Another instalment from the wonderfully musical summer of 1985. One of those things about going to a festival is that, days after you get back, you read a review that tells you about a great performance that happened in a small tent on the other side of the site while you were queuing for the loos. So it was after WOMAD that summer, when I read (in the NME?) about the Guo Brothers, kicked myself for missing them, and wondered when I might get the chance to see them
A few weeks later I was ambling around outside the Royal Festival Hall (probably at some free GLC event featuring the Kodo drummers and Nusrat Fateh Ali Khan), when I heard, or spotted, two Chinese musicians busking. One of them was playing a sheng, which was pretty rare then, so I had a hunch I'd struck lucky, and it turned out my hunch was right. The Wikipedia page for the sheng has a picture of Guo Yi playing one on the bank of the Thames. I actually have photos from that afternoon myself, up in the loft somewhere, and I'm pretty sure it was not the same event pictured on Wikipedia: the gig I saw was some years earlier, and a nicer, warmer day.

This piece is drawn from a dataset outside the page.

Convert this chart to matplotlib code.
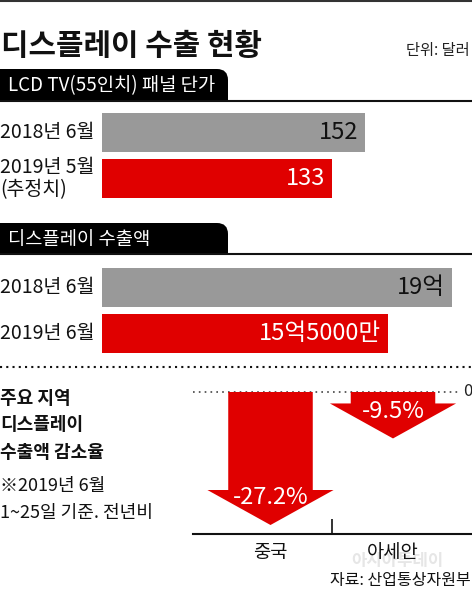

The brothers had no 'official' albums back then, so I got this self-recorded and self-produced cassette from them — recorded onto a JVC Dynarec C60. The pieces have been recorded in about four different sessions, each with a different ambience. You can hear the clicks where they've been edited together.
The Guo Brothers went on to record for Peter Gabriel's record label and for Cooking Vinyl. Guo Yue, the flute-playing brother, is evidently still active.
As for where it sits in the broader context of Chinese Folk Music, I haven't a clue. It needs the kind of sleeve notes that my other Chinese folk record has. That was also bought in the summer of 1985. I haven't bought anything from China since then, which seems negligent and unadventurous.